Dieser süditalienischen zuppa die pesce wird oft nachgesagt, dass sie arabischen Ursprungs sei, so Wright: „Sie [die sizilianische Version] wird oft in einem Tongefäß zu bereitet, das bis heute arabischstämmige Namen hat." Allerdings sei das noch nicht genug, um eine eindeutige Verbindung herzustellen. „Im Mittelalter gab es nicht verschiedene Gänge wie Vorspeisen oder Suppen, die meisten Gerichte wurden in ein und demselben Topf zubereitet."

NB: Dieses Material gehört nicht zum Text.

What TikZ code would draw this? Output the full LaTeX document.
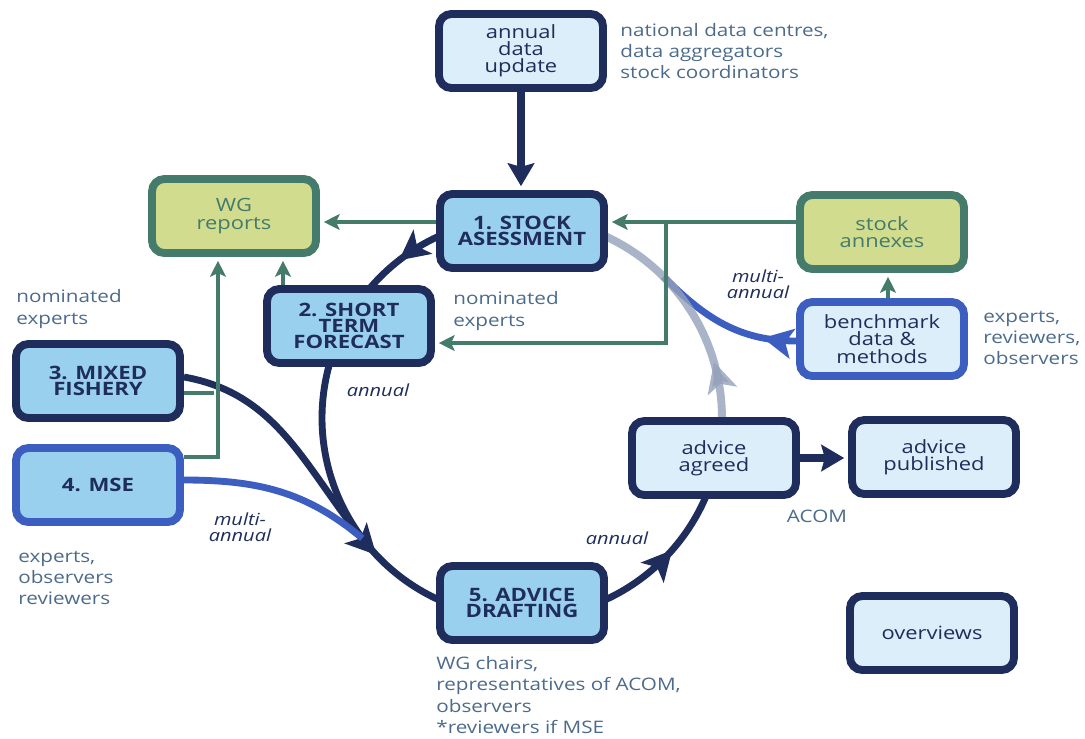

Die Geschichte des Essens ist weniger Wissenschaft, sondern hat sich vielmehr unter anderem durch Folklore, Kämpfe und Religion entwickelt, durch Dinge, die viel mit menschlichen Emotionen zu tun haben. Oft ist nur schwer erkennbar, ob ein Gericht aus dem Arabischen kommt oder nicht, meint Wright.

Auch Fabrizia Lanza sieht das ähnlich und fragt rhetorisch: „Was bedeutet überhaupt ,arabisch'? Je mehr ich darüber lese, desto verwirrender ist es. In Sizilien lieben wir bittere Aromen, aber jedes Kind mag anfangs nichts Bitteres. Geschmack entwickelt und manifestiert sich, je älter wir werden. Genauso ist es bei der Essenskultur.

In Beirut isst man keine pasta e ceci, genauso wenig gibt es von der italienischen Mamma Hummus zum Mittag. Die kulinarischen Bänder, die diese zwei Regionen verknüpfen, sind zwar eher dünn und Teil der Folklore, aber das Essen schmeckt sicher besser, wenn man daran glaubt.